◆ MATERIAL

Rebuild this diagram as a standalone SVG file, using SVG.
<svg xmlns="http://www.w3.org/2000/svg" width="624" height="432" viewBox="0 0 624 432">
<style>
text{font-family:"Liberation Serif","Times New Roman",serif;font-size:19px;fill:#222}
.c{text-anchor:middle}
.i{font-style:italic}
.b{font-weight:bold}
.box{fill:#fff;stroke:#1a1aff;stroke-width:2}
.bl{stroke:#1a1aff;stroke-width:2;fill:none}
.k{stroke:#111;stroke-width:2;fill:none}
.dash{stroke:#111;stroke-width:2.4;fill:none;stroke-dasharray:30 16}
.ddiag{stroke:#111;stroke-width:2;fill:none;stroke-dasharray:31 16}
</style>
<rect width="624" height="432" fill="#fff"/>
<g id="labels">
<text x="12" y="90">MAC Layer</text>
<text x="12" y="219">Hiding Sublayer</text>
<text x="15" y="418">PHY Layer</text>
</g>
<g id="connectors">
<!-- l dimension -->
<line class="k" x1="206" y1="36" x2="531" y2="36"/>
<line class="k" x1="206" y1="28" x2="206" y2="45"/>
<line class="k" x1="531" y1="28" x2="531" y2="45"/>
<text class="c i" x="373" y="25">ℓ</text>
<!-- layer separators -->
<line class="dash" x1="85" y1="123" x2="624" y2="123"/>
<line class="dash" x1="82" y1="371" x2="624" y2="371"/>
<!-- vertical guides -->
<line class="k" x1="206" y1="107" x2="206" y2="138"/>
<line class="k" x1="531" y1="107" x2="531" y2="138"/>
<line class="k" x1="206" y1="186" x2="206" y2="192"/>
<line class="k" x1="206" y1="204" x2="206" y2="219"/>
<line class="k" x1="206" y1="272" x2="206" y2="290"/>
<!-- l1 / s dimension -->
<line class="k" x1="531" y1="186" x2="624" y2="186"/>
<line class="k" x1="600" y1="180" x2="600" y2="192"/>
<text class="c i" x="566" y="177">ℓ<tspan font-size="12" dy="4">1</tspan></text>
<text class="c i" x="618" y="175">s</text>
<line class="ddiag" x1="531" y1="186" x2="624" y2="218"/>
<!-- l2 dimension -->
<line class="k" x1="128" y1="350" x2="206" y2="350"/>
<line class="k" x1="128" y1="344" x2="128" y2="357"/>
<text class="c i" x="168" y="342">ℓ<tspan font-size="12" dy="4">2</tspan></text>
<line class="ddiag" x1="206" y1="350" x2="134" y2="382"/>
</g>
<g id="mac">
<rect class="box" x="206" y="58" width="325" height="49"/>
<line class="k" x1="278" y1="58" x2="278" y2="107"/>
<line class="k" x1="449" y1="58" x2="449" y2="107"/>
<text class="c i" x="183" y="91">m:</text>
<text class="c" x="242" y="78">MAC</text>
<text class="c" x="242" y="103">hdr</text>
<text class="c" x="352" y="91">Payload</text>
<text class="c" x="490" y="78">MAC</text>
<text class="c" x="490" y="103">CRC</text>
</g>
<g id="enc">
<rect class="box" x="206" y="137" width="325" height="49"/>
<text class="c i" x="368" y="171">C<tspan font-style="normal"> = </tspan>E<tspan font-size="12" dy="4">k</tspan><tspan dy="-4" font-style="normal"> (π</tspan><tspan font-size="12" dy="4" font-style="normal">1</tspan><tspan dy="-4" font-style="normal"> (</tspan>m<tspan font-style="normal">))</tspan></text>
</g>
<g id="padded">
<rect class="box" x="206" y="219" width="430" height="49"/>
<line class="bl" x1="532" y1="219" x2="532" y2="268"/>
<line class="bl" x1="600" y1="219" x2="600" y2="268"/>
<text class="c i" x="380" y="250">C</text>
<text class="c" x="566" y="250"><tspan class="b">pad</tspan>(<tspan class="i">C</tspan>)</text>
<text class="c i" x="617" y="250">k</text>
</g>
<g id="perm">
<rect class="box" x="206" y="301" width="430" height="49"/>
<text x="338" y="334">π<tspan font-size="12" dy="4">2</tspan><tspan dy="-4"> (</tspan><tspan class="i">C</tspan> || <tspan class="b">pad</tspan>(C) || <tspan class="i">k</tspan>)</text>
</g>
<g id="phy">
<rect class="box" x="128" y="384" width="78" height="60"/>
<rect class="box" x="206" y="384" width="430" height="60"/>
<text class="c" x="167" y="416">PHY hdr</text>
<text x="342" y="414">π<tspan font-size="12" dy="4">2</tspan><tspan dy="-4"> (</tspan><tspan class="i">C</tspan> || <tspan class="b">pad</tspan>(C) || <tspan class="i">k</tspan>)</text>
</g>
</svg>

---

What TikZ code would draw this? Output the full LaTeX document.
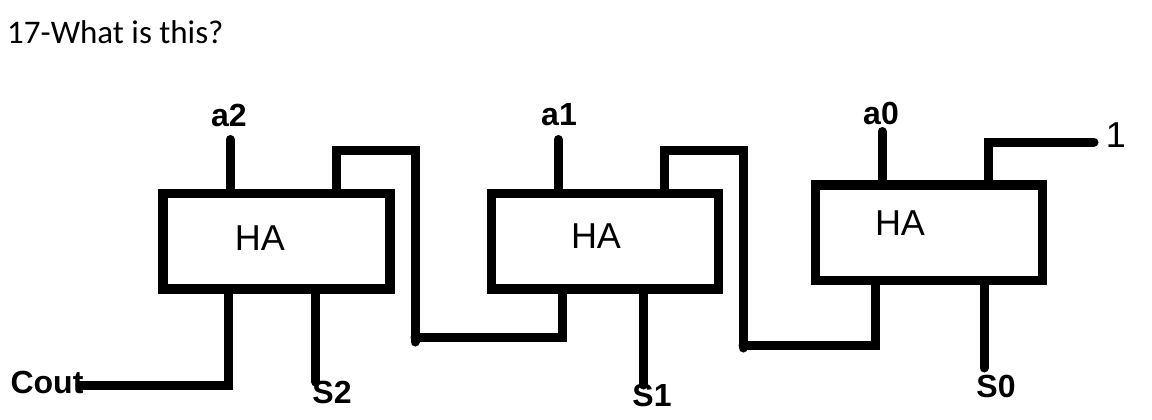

◆ WRITTEN REQUEST
From the entries above, select each line containing the string "this".

◆ EXPECTED ANSWER
Rebuild this diagram as a standalone SVG file, using SVG.
What TikZ code would draw this? Output the full LaTeX document.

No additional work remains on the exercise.